Two types of velocity are used to describe the propagation of a wave in a dispersive medium: the phase velocity and the group velocity. The phase velocity is the speed at which light of a single wavelength moves. However, pulses of light contain a range of wavelengths, which all move at different speeds in a dispersive medium. The group velocity is the speed at which the pulse moves. In particular, the energy travels at the group velocity rather than the phase velocity.

In recent years, physicists have shown that both these velocities can exceed the speed of light in certain situations without breaking the laws of special relativity. This means, therefore, that neither the group nor the phase velocity can be used to describe the speed at which the information in the pulse travels, and we need to define it by another velocity – the “signal velocity”. This is defined as the speed at which the “front” of the pulse travels. According to relativity, this speed can never exceed the speed of light in a vacuum because, if it did, it would be equivalent to sending the signal backwards in time, which would violate causality.

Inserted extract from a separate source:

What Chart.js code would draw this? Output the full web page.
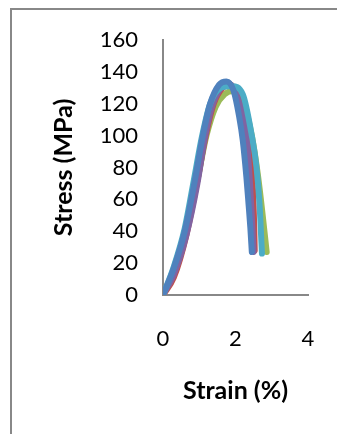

In their experiment, Gisin and colleagues sent a pulse of polarized photons into an optical fibre that was sandwiched between an input and an output polarizer. The fibre is birefringent, which means that it splits the pulse into two pulses that are orthogonally polarized to each other. By carefully choosing the correct input and output polarizations, the Geneva team found that it could obtain constructive interference for photons at the front of the pulse and destructive interference for photons at the rear. Since only photons at the front give rise to a signal, the team was able to measure the time it took for these to arrive at a detector.

Gisin and colleagues plotted counts against the time-of-arrival of the photons (see figure). Using this graph, they calculated a mean group velocity that was 1.76 times the speed of light in vacuum. More importantly, they measured the signal velocity for the first time and showed that the increase in the group velocity does not increase the speed at which information travels.